V.R. C’est pour certains lecteurs un personnage qui revêt les traits du sauveur: on espère de lui que comme dans la fiction, il vienne à bout de situations humaines compliquées, une mort mystérieuse ou un héritage problématique par exemple. Et pour la majorité des lecteurs, Maigret est un personnage attachant de par sa bonhommie et sa profonde bienveillance.
M.W. Au vu des réponses que Simenon a données à ces lettres de lecteurs, comment définiriez-vous le rapport entre le romancier et ses lecteurs ?
V.R. Simenon se pare très souvent des qualités du confident que l’on attribue habituellement au médecin ou au psychothérapeute: on fait appel à lui comme à une aide potentielle ou simplement un confident. C’est aussi un modèle pour se lancer dans la carrière d’écrivain et dans ce sens on s’adresse à lui pour lui demander des conseils ou soumettre un manuscrit.
M.W. Pourquoi, à votre avis, Simenon conservait-il avec un tel soin toutes ces lettres ?
V.R. Ce courrier avait de la valeur pour lui: ces témoignages de personnes vivant des choses difficiles à la manière de ses propres personnages peut-être le confortaient-ils dans ses choix fictionnels ?
M.W. Avez-vous pu définir quelle importance Simenon accordait à ces lettres, dans le cadre de sa création littéraire ?

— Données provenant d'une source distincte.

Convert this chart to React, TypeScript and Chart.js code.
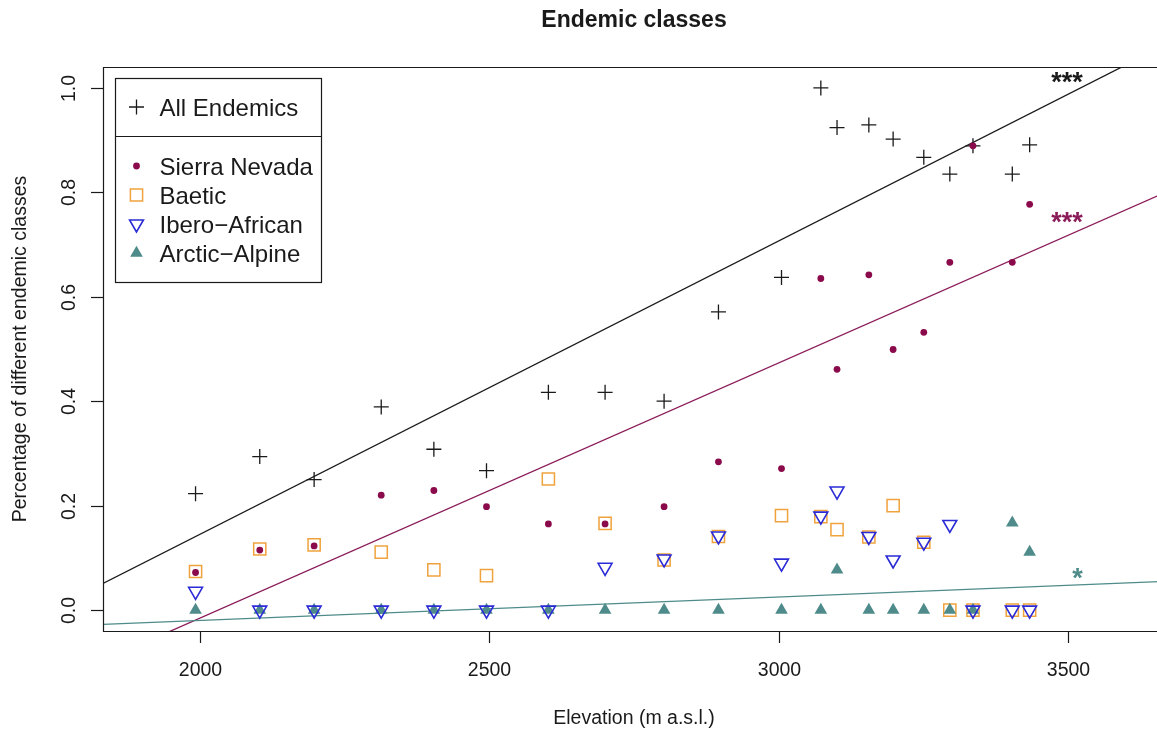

V.R. C’est difficile de le savoir car à ma connaissance Simenon n’a pas évoqué publiquement le lien entre ce courrier et sa création.
M.W. Si vous deviez vous mettre dans la peau d'un lecteur, qu'auriez-vous eu envie d'écrire à Simenon ? De quoi auriez-vous eu envie de lui parler ou qu'auriez-vous eu envie de lui demander ?
V.R. J’aurais peut-être fait comme ces lectrices qui se sont plaintes du sort fait à Mme Maigret et demandé à son créateur de l’émanciper quelque peu de son foyer !
M.W. Et pour finir, l'inévitable question (!): quel est votre roman de Simenon préféré, parmi les romans durs et parmi les Maigret, et pourquoi ?
V.R. Je n’ai pas de roman préféré parmi les romans durs, que j’affectionne moins que les Maigret. Et parmi ces derniers, je dirais L’Affaire Saint-Fiacre pour l’aspect très classique de ce récit policier.